ISLAMABAD: K-Electric (KE) has sought a provisional negative adjustment of Rs 5.02 per unit under the monthly Fuel Cost Adjustment (FCA) mechanism for March 2025, which would result in a refund of Rs 6.792 billion to its consumers.
According to the National Electric Power Regulatory Authority (NEPRA), KE submitted in its calculation sheet (Note-2) that, following the determination of generation tariffs for its power plants post-June 2023, it has provided data related to partial load, open cycle operations, degradation curves, and startup costs. KE has sought approval for Rs 15.6 billion covering the period from July 2023 to March 2025.
Out of this amount, NEPRA has already set aside Rs 13.282 billion in its FCA decisions for the months of November 2024 to February 2025, which implies that NEPRA will further set Rs 2.318 billion in March to clear the backlog and consumers will get refund of Rs 4.474 billion.
The main reason of substantial reduction in FCA is that the power utility company received about 1650 MW electricity from the national grid and consumed its own generation about 800 MW.
KE has also requested that NEPRA consider adjusting the accumulated actual fuel cost variations—specifically related to partial load, open cycle operations, degradation, and startup costs—from the negative fuel cost variation pool. This, KE argues, would ensure that consumers are not burdened with these costs at a later stage.
NEPRA has scheduled a public hearing on May 22, 2025 to deliberate on the proposed adjustment.
For deliberation during the hearing, following issues have been framed which are as (i) whether the requested FCA is justified; (ii) whether KE has followed the merit order while giving dispatch to its power plants as well as power purchases from external sources; and (iii) whether the request of KE to consider adjustment of accumulated actualization of fuel cost on account of partial load, open cycle and degradation curves along with startup cost from July to Dec. 2024, from the negative fuel cost variation is justified?.
In an additional note on the FCA determination for February 2025,, Member (Tech), Rafique Ahmad Shaikh had stated that the successful enhancement of the interconnection between K-Electric (KE) and the National Transmission and Despatch Company (NTDC) to a safe operating limit of 1,600 MW is a commendable step.

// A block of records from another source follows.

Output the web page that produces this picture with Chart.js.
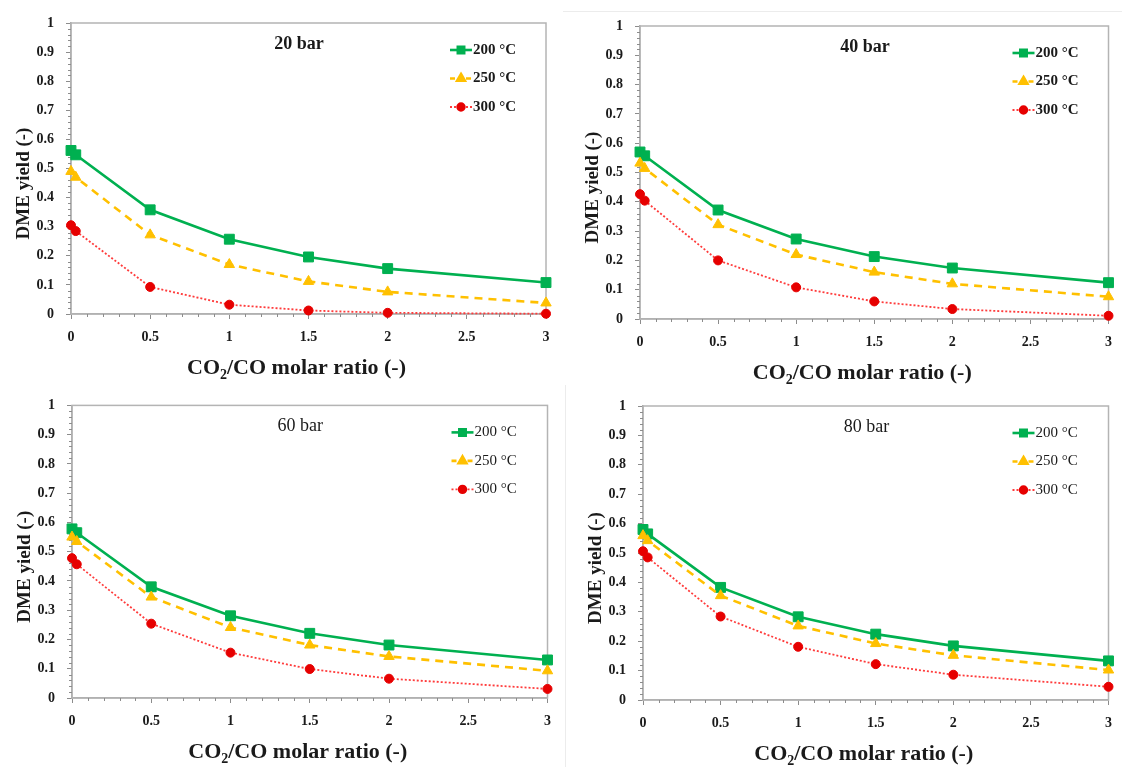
<!DOCTYPE html>
<html>
<head>
<meta charset="utf-8">
<script src="https://cdn.jsdelivr.net/npm/chart.js@4.4.0/dist/chart.umd.min.js"></script>
<style>
  body { margin: 0; background: #fff; }
  #page { position: relative; width: 1122px; height: 767px; overflow: hidden; background: #fff; }
  .panel { position: absolute; }
  .panel canvas { display: block; }
  .sep { position: absolute; background: #ececec; }
</style>
</head>
<body>
<div id="page">
  <div class="sep" style="left:563px;top:11px;width:559px;height:1px"></div>
  <div class="sep" style="left:565px;top:385px;width:1px;height:382px"></div>
  <div class="panel" style="left:0;top:0"><canvas id="c20" width="561" height="385"></canvas></div>
  <div class="panel" style="left:561px;top:0"><canvas id="c40" width="561" height="385"></canvas></div>
  <div class="panel" style="left:0;top:385px"><canvas id="c60" width="561" height="382"></canvas></div>
  <div class="panel" style="left:561px;top:385px"><canvas id="c80" width="561" height="382"></canvas></div>
</div>
<script>
// CO2/CO molar ratios of the feed
const ratio = [0, 0.03, 0.5, 1, 1.5, 2, 3];
const xTicks = [0, 0.5, 1, 1.5, 2, 2.5, 3];
const yTicks = [0, 0.1, 0.2, 0.3, 0.4, 0.5, 0.6, 0.7, 0.8, 0.9, 1];
const tempLabels = ['200 °C', '250 °C', '300 °C'];

// DME yield at 20 bar
const y20_200 = [0.562, 0.547, 0.358, 0.257, 0.196, 0.156, 0.108];
const y20_250 = [0.490, 0.470, 0.272, 0.170, 0.112, 0.076, 0.038];
const y20_300 = [0.305, 0.285, 0.093, 0.032, 0.012, 0.004, 0.001];
// 40 bar
const y40_200 = [0.570, 0.557, 0.372, 0.273, 0.213, 0.174, 0.124];
const y40_250 = [0.532, 0.514, 0.322, 0.220, 0.160, 0.120, 0.076];
const y40_300 = [0.426, 0.404, 0.200, 0.108, 0.060, 0.034, 0.011];
// 60 bar
const y60_200 = [0.578, 0.565, 0.380, 0.281, 0.221, 0.181, 0.130];
const y60_250 = [0.550, 0.535, 0.345, 0.241, 0.181, 0.142, 0.093];
const y60_300 = [0.478, 0.457, 0.254, 0.155, 0.099, 0.066, 0.031];
// 80 bar
const y80_200 = [0.580, 0.565, 0.383, 0.283, 0.224, 0.184, 0.133];
const y80_250 = [0.559, 0.542, 0.355, 0.252, 0.192, 0.152, 0.102];
const y80_300 = [0.506, 0.485, 0.284, 0.181, 0.122, 0.086, 0.045];

const serif = "'Liberation Serif', 'Times New Roman', serif";
const textColor = '#1a1a1a';

const styles = [
  { line: '#00b050', point: '#00b050', dash: [], width: 2.6, shape: 'rect', radius: 7, legendRadius: 4.5 },
  { line: '#ffc000', point: '#ffc000', dash: [8, 6], width: 2.6, shape: 'triangle', radius: 6, legendRadius: 4.5 },
  { line: '#ff3b3b', point: '#e60000', dash: [2, 2], width: 1.8, shape: 'circle', radius: 5, legendRadius: 3.8 }
];

// frame, minor ticks, panel title, legend and axis titles
const panelDecor = {
  id: 'panelDecor',
  beforeDatasetsDraw(chart) {
    const { ctx, chartArea: a, scales: { x, y } } = chart;
    ctx.save();
    ctx.strokeStyle = '#b4b4b4';
    ctx.lineWidth = 1.5;
    ctx.strokeRect(a.left, a.top, a.right - a.left, a.bottom - a.top);
    ctx.strokeStyle = '#8c8c8c';
    ctx.lineWidth = 1;
    ctx.beginPath();
    for (let i = 0; i <= 50; i++) {
      if (i % 5 === 0) continue;
      const py = Math.round(y.getPixelForValue(i * 0.02)) + 0.5;
      ctx.moveTo(a.left - 3, py);
      ctx.lineTo(a.left, py);
    }
    for (let i = 0; i <= 30; i++) {
      if (i % 5 === 0) continue;
      const px = Math.round(x.getPixelForValue(i * 0.1)) + 0.5;
      ctx.moveTo(px, a.bottom);
      ctx.lineTo(px, a.bottom + 3);
    }
    ctx.stroke();
    ctx.restore();
  },
  afterDraw(chart, args, opts) {
    const { ctx, chartArea: a } = chart;
    ctx.save();
    ctx.fillStyle = textColor;
    ctx.textBaseline = 'middle';

    // pressure label
    ctx.textAlign = 'center';
    ctx.font = opts.weight + ' 18px ' + serif;
    ctx.fillText(opts.title, a.left + (a.right - a.left) * 0.48, a.top + 21);

    // legend: line sample, marker, label
    ctx.font = opts.weight + ' 15px ' + serif;
    ctx.textAlign = 'left';
    styles.forEach((s, i) => {
      const ry = a.top + 27 + i * 28.5;
      const x1 = a.right - 96, x2 = a.right - 74;
      ctx.save();
      ctx.strokeStyle = s.line;
      ctx.lineWidth = s.width;
      ctx.setLineDash(s.dash.length ? [5, 3] : []);
      if (s.shape === 'circle') ctx.setLineDash([2, 2]);
      ctx.beginPath();
      ctx.moveTo(x1, ry);
      ctx.lineTo(x2, ry);
      ctx.stroke();
      ctx.setLineDash([]);
      ctx.fillStyle = s.point;
      ctx.strokeStyle = s.point;
      Chart.helpers.drawPoint(ctx, { pointStyle: s.shape, radius: s.legendRadius, rotation: 0, borderWidth: 1 }, (x1 + x2) / 2, ry);
      ctx.restore();
      ctx.fillText(tempLabels[i], a.right - 73, ry);
    });

    // y axis title
    ctx.save();
    ctx.translate(a.left - 47, (a.top + a.bottom) / 2 + 15);
    ctx.rotate(-Math.PI / 2);
    ctx.textAlign = 'center';
    ctx.font = 'bold 19px ' + serif;
    ctx.fillText('DME yield (-)', 0, 0);
    ctx.restore();

    // x axis title with subscript
    const big = 'bold 22px ' + serif, small = 'bold 14px ' + serif;
    ctx.font = big;
    const wA = ctx.measureText('CO').width;
    const wC = ctx.measureText('/CO molar ratio (-)').width;
    ctx.font = small;
    const wB = ctx.measureText('2').width;
    let tx = (a.left + a.right) / 2 - 12 - (wA + wB + wC) / 2;
    const ty = a.bottom + 54;
    ctx.textAlign = 'left';
    ctx.font = big;
    ctx.fillText('CO', tx, ty);
    tx += wA;
    ctx.font = small;
    ctx.fillText('2', tx, ty + 7);
    tx += wB;
    ctx.font = big;
    ctx.fillText('/CO molar ratio (-)', tx, ty);
    ctx.restore();
  }
};

function makePanel(id, title, weight, yields, frame) {
  const canvas = document.getElementById(id);
  const W = canvas.width, H = canvas.height;
  const datasets = yields.map((vals, i) => ({
    label: tempLabels[i],
    data: ratio.map((r, k) => ({ x: r, y: vals[k] })),
    borderColor: styles[i].line,
    borderWidth: styles[i].width,
    borderDash: styles[i].dash,
    backgroundColor: styles[i].point,
    pointBackgroundColor: styles[i].point,
    pointBorderColor: styles[i].point,
    pointBorderWidth: 1,
    pointStyle: styles[i].shape,
    pointRadius: styles[i].radius - (styles[i].shape === 'circle' ? 0.5 : 0),
    tension: 0,
    clip: false,
    order: 3 - i
  }));
  return new Chart(canvas, {
    type: 'line',
    data: { datasets },
    plugins: [panelDecor],
    options: {
      responsive: false,
      animation: false,
      layout: { padding: { left: 0, top: frame.top, right: W - frame.right, bottom: 0 } },
      plugins: {
        legend: { display: false },
        tooltip: { enabled: false },
        panelDecor: { title, weight }
      },
      scales: {
        x: {
          type: 'linear',
          min: 0,
          max: 3,
          afterBuildTicks: s => { s.ticks = xTicks.map(v => ({ value: v })); },
          afterFit: s => { s.height = H - frame.bottom; },
          grid: { drawOnChartArea: false, tickLength: 5, color: '#8c8c8c' },
          border: { color: '#a6a6a6', width: 1.5 },
          ticks: {
            font: { family: serif, size: 14, weight: 'bold' },
            color: textColor,
            padding: 10,
            maxRotation: 0,
            autoSkip: false,
            callback: v => String(v)
          }
        },
        y: {
          type: 'linear',
          min: 0,
          max: 1,
          afterBuildTicks: s => { s.ticks = yTicks.map(v => ({ value: v })); },
          afterFit: s => { s.width = frame.left; },
          grid: { drawOnChartArea: false, tickLength: 5, color: '#8c8c8c' },
          border: { color: '#a6a6a6', width: 1.5 },
          ticks: {
            font: { family: serif, size: 14, weight: 'bold' },
            color: textColor,
            padding: 12,
            autoSkip: false,
            callback: v => String(v)
          }
        }
      }
    }
  });
}

makePanel('c20', '20 bar', 'bold', [y20_200, y20_250, y20_300], { left: 71, top: 23, right: 546, bottom: 314 });
makePanel('c40', '40 bar', 'bold', [y40_200, y40_250, y40_300], { left: 79, top: 26, right: 553, bottom: 319 });
makePanel('c60', '60 bar', 'normal', [y60_200, y60_250, y60_300], { left: 72, top: 20, right: 548, bottom: 313 });
makePanel('c80', '80 bar', 'normal', [y80_200, y80_250, y80_300], { left: 82, top: 21, right: 556, bottom: 315 });
</script>
</body>
</html>
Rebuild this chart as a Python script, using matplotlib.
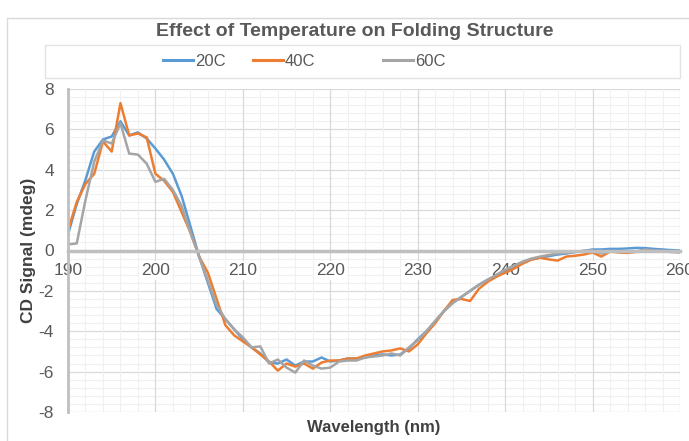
import matplotlib.pyplot as plt
import numpy as np
from matplotlib.patches import Rectangle
from matplotlib.lines import Line2D
from matplotlib.ticker import MultipleLocator

plt.rcParams['font.family'] = ['Liberation Sans', 'DejaVu Sans']
plt.rcParams['axes.unicode_minus'] = False

wavelength = list(range(190, 261))

cd_20c = [0.8, 2.3, 3.5, 4.9, 5.5, 5.65, 6.4, 5.7, 5.85, 5.55,
          5.05, 4.5, 3.8, 2.7, 1.2, -0.3, -1.6, -2.9, -3.4, -3.9,
          -4.4, -4.8, -5.1, -5.55, -5.6, -5.4, -5.7, -5.5, -5.5, -5.3,
          -5.5, -5.45, -5.35, -5.35, -5.3, -5.2, -5.15, -5.2, -5.15, -4.85,
          -4.4, -4.0, -3.5, -3.0, -2.6, -2.3, -2.0, -1.7, -1.45, -1.25,
          -1.0, -0.8, -0.6, -0.45, -0.35, -0.28, -0.2, -0.15, -0.08, -0.02,
          0.05, 0.05, 0.08, 0.08, 0.1, 0.13, 0.12, 0.08, 0.05, 0.02,
          0.0]

cd_40c = [1.0, 2.4, 3.3, 3.8, 5.4, 4.9, 7.3, 5.7, 5.8, 5.6,
          3.8, 3.45, 2.9, 1.9, 0.9, -0.3, -1.1, -2.4, -3.7, -4.2,
          -4.5, -4.8, -5.15, -5.5, -5.95, -5.6, -5.75, -5.6, -5.85, -5.55,
          -5.45, -5.45, -5.35, -5.35, -5.2, -5.1, -5.0, -4.95, -4.85, -5.0,
          -4.65, -4.1, -3.6, -3.0, -2.45, -2.4, -2.5, -1.9, -1.55, -1.3,
          -1.1, -0.9, -0.65, -0.45, -0.36, -0.44, -0.5, -0.3, -0.26, -0.2,
          -0.1, -0.3, -0.05, -0.1, -0.12, -0.07, -0.05, -0.03, -0.03, -0.05,
          -0.05]

cd_60c = [0.3, 0.35, 2.5, 4.4, 5.45, 5.3, 6.3, 4.8, 4.75, 4.3,
          3.4, 3.55, 3.0, 2.2, 0.9, -0.3, -1.5, -2.7, -3.4, -3.9,
          -4.3, -4.8, -4.75, -5.6, -5.4, -5.8, -6.05, -5.45, -5.7, -5.85,
          -5.8, -5.5, -5.45, -5.45, -5.3, -5.25, -5.2, -5.1, -5.2, -4.8,
          -4.45, -4.0, -3.5, -3.0, -2.6, -2.3, -2.0, -1.7, -1.45, -1.2,
          -0.95, -0.75, -0.55, -0.4, -0.3, -0.22, -0.15, -0.1, -0.05, -0.02,
          0.0, -0.15, -0.05, -0.05, -0.08, -0.05, 0.05, 0.0, -0.03, -0.08,
          -0.1]

series = [('20C', cd_20c, '#5B9BD5'),
          ('40C', cd_40c, '#ED7D31'),
          ('60C', cd_60c, '#A5A5A5')]
legend_x = [163, 253, 383]  # left edge of each legend entry, px

W, H = 689, 441
fig = plt.figure(figsize=(W / 100, H / 100), dpi=100)

# chart frame and legend box (Excel style)
fig.add_artist(Rectangle((7 / W, -0.1), 1.1, 1.1 - 18 / H, transform=fig.transFigure,
                         fill=False, edgecolor='#D9D9D9', lw=1))
fig.add_artist(Rectangle((45 / W, 1 - 78 / H), 635 / W, 33 / H, transform=fig.transFigure,
                         fill=False, edgecolor='#E3E3E3', lw=1))

ax = fig.add_axes([68 / W, 1 - 412 / H, 612 / W, 323 / H])

for name, vals, col in series:
    ax.plot(wavelength, vals, color=col, lw=1.8, label=name, solid_joinstyle='round')

ax.set_xlim(190, 260)
ax.set_ylim(-8, 8)
ax.xaxis.set_major_locator(MultipleLocator(10))
ax.xaxis.set_minor_locator(MultipleLocator(2))
ax.yaxis.set_major_locator(MultipleLocator(2))
ax.yaxis.set_minor_locator(MultipleLocator(0.4))
ax.grid(which='major', color='#D9D9D9', lw=0.9)
ax.grid(which='minor', color='#F0F0F0', lw=0.8)
ax.set_axisbelow(True)
# x axis after y axis so its labels cover the horizontal grid
ax.yaxis.set_zorder(0.4)
ax.xaxis.set_zorder(0.6)

for s in ['top', 'right']:
    ax.spines[s].set_visible(False)
ax.spines['bottom'].set_position(('data', 0))
ax.spines['bottom'].set_color('#BFBFBF')
ax.spines['bottom'].set_linewidth(2.5)
ax.spines['left'].set_color('#BFBFBF')
ax.spines['left'].set_linewidth(2)
ax.tick_params(which='both', length=0, labelsize=12.5, labelcolor='#595959')
ax.tick_params(axis='y', pad=10)
ax.tick_params(axis='x', pad=9)

ax.set_ylabel('CD Signal (mdeg)', fontsize=12.5, fontweight='bold', color='#404040', labelpad=2)
ax.text(0.5, -0.025, 'Wavelength (nm)', transform=ax.transAxes, ha='center', va='top',
        fontsize=12, fontweight='bold', color='#404040')

fig.text(355 / W, 1 - 32 / H, 'Effect of Temperature on Folding Structure', ha='center', va='center',
         fontsize=14, fontweight='bold', color='#595959')

for (name, vals, col), x0 in zip(series, legend_x):
    h = Line2D([], [], color=col, lw=2.2)
    lg = fig.legend(handles=[h], labels=[name], loc='center left',
                    bbox_to_anchor=(x0 / W, 1 - 61 / H), frameon=False, fontsize=12,
                    handlelength=1.8, handletextpad=0.1, borderpad=0, borderaxespad=0,
                    labelcolor='#595959')

# x labels sit on a white patch over the grid, like Excel
fig.canvas.draw()
for tick in ax.xaxis.get_major_ticks():
    tick.label1.set_bbox(dict(facecolor='white', edgecolor='none', pad=1.5))

fig.savefig('out.png', dpi=100, facecolor='white')
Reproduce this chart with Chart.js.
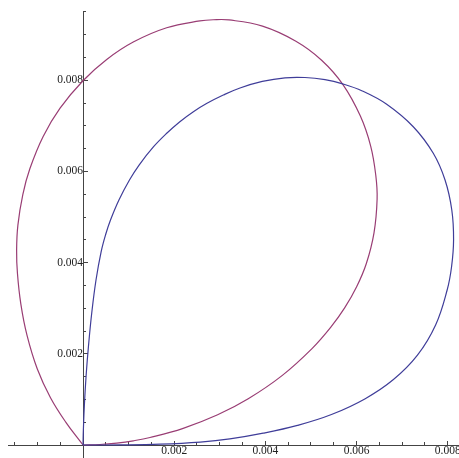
<!DOCTYPE html>
<html><head><meta charset="utf-8">
<script src="https://cdn.jsdelivr.net/npm/chart.js@4.4.1/dist/chart.umd.min.js"></script>
<style>html,body{margin:0;padding:0;background:#fff;overflow:hidden}canvas{display:block}</style>
</head><body>
<canvas id="c" width="459" height="458"></canvas>
<script>
// Blue curve (first series)
const blueX = [0, 0.000008, 0.000030, 0.000069, 0.000122, 0.000194, 0.000285, 0.000396, 0.000500, 0.000603,
  0.000788, 0.001019, 0.001230, 0.001548, 0.001836, 0.002124, 0.002421, 0.002719, 0.003077, 0.003443,
  0.003932, 0.004430, 0.004868, 0.005307, 0.005695, 0.006125, 0.006660, 0.007243, 0.007682, 0.007940,
  0.008088, 0.008127, 0.008083, 0.007986, 0.007733, 0.007335, 0.006808, 0.006190, 0.005449, 0.004703,
  0.003952, 0.003220, 0.002571, 0.001695, 0.000811, 0];
const blueY = [0, 0.000329, 0.000877, 0.001535, 0.002193, 0.002917, 0.003618, 0.004232, 0.004627, 0.004934,
  0.005373, 0.005811, 0.006140, 0.006542, 0.006836, 0.007090, 0.007309, 0.007493, 0.007675, 0.007829,
  0.007973, 0.008053, 0.008060, 0.008012, 0.007920, 0.007765, 0.007473, 0.006980, 0.006397, 0.005811,
  0.005154, 0.004496, 0.003910, 0.003399, 0.002632, 0.001970, 0.001435, 0.001016, 0.000668, 0.000430,
  0.000259, 0.000133, 0.000064, 0.000018, 0.0000024, 0];

// Purple curve (second series)
const purpleX = [0, -0.000379, -0.000713, -0.001002, -0.001229, -0.001363, -0.001438, -0.001456, -0.001428, -0.001319,
  -0.001166, -0.000874, -0.000503, 0, 0.000520, 0.001102, 0.001835, 0.002564, 0.002857, 0.003202,
  0.003936, 0.004669, 0.005233, 0.005701, 0.006083, 0.006309, 0.006422, 0.006450, 0.006382, 0.006214,
  0.006001, 0.005738, 0.005431, 0.005022, 0.004372, 0.003624, 0.002953, 0.002197, 0.001469, 0.001103,
  0.000739, 0.000373, 0];
const purpleY = [0, 0.000503, 0.001037, 0.001668, 0.002411, 0.003091, 0.003766, 0.004277, 0.004822, 0.005497,
  0.006057, 0.006767, 0.007387, 0.007989, 0.008455, 0.008837, 0.009150, 0.009300, 0.009326, 0.009322,
  0.009186, 0.008855, 0.008439, 0.007905, 0.007213, 0.006556, 0.005906, 0.005393, 0.004654, 0.003980,
  0.003470, 0.003006, 0.002579, 0.002114, 0.001527, 0.001014, 0.000663, 0.000366, 0.000164, 0.000092,
  0.000042, 0.000011, 0];

// Ticks
const xMajorTicks = [0.002, 0.004, 0.006, 0.008];
const xTickLabels = ['0.002', '0.004', '0.006', '0.008'];
const yMajorTicks = [0.002, 0.004, 0.006, 0.008];
const yTickLabels = ['0.002', '0.004', '0.006', '0.008'];
const xMinorTicks = [-0.0015, -0.001, -0.0005, 0.0005, 0.001, 0.0015, 0.0025, 0.003, 0.0035, 0.0045, 0.005, 0.0055, 0.0065, 0.007, 0.0075];
const yMinorTicks = [0.0005, 0.001, 0.0015, 0.0025, 0.003, 0.0035, 0.0045, 0.005, 0.0055, 0.0065, 0.007, 0.0075, 0.0085, 0.009, 0.0095];

const XMIN = -0.001645, XMAX = 0.008246, YMIN = -0.000285, YMAX = 0.009518;
const AXIS = '#444444';
const FONT = {family: "'Liberation Serif', 'DejaVu Serif', serif", size: 11.5};
const noPad = s => { s.paddingLeft = 0; s.paddingRight = 0; s.paddingTop = 0; s.paddingBottom = 0; };

const toPts = (xs, ys) => xs.map((x, i) => ({x: x, y: ys[i]}));

new Chart(document.getElementById('c'), {
  type: 'scatter',
  data: {
    datasets: [
      {data: toPts(blueX, blueY), showLine: true, borderColor: '#3f3d99', borderWidth: 1.2,
       pointRadius: 0, tension: 0.4, fill: false, clip: false},
      {data: toPts(purpleX, purpleY), showLine: true, borderColor: '#993d74', borderWidth: 1.2,
       pointRadius: 0, tension: 0.4, fill: false, clip: false}
    ]
  },
  options: {
    responsive: false,
    animation: false,
    events: [],
    layout: {padding: {left: 8, top: 11, right: 0, bottom: 0}},
    plugins: {legend: {display: false}, tooltip: {enabled: false}},
    scales: {
      x: {
        type: 'linear', position: {y: 0}, min: XMIN, max: XMAX,
        afterBuildTicks: s => { s.ticks = xMajorTicks.map(v => ({value: v})); },
        afterFit: noPad,
        ticks: {callback: (v, i) => xTickLabels[i], padding: 4.5, font: FONT, color: '#222',
                autoSkip: false, minRotation: 0, maxRotation: 0, includeBounds: false},
        grid: {drawOnChartArea: false, tickLength: -5, tickColor: AXIS, tickWidth: 1},
        border: {display: true, color: AXIS, width: 1}
      },
      xMinor: {
        type: 'linear', position: {y: 0}, min: XMIN, max: XMAX,
        afterBuildTicks: s => { s.ticks = xMinorTicks.map(v => ({value: v})); },
        afterFit: noPad,
        ticks: {display: false, autoSkip: false, includeBounds: false},
        grid: {drawOnChartArea: false, tickLength: -3, tickColor: AXIS, tickWidth: 1},
        border: {display: false}
      },
      y: {
        type: 'linear', position: {x: 0}, min: YMIN, max: YMAX,
        afterBuildTicks: s => { s.ticks = yMajorTicks.map(v => ({value: v})); },
        afterFit: noPad,
        ticks: {callback: (v, i) => yTickLabels[i], padding: 9, font: FONT, color: '#222',
                autoSkip: false, includeBounds: false},
        grid: {drawOnChartArea: false, tickLength: -5, tickColor: AXIS, tickWidth: 1},
        border: {display: true, color: AXIS, width: 1}
      },
      yMinor: {
        type: 'linear', position: {x: 0}, min: YMIN, max: YMAX,
        afterBuildTicks: s => { s.ticks = yMinorTicks.map(v => ({value: v})); },
        afterFit: noPad,
        ticks: {display: false, autoSkip: false, includeBounds: false},
        grid: {drawOnChartArea: false, tickLength: -3, tickColor: AXIS, tickWidth: 1},
        border: {display: false}
      }
    }
  }
});
</script>
</body></html>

However, efforts to further increase this capacity to 2,000 MW and beyond—originally targeted for completion by June 2024—remained incomplete. In February 2025, the fuel cost in KE’s generation mix stood at Rs. 20.01/kWh, significantly higher than NTDC’s average of Rs. 8.23/kWh. If the interconnection capacity had been upgraded as planned, increased reliance on NTDC’s lower-cost surplus power could have further reduced
the Fuel Cost Adjustment (FCA), easing the financial burden on consumers. In light of the current surplus of economical generation within the NTDC system and the high cost of KE’s internal generation, it is imperative that the interconnection upgrade be completed without further delay.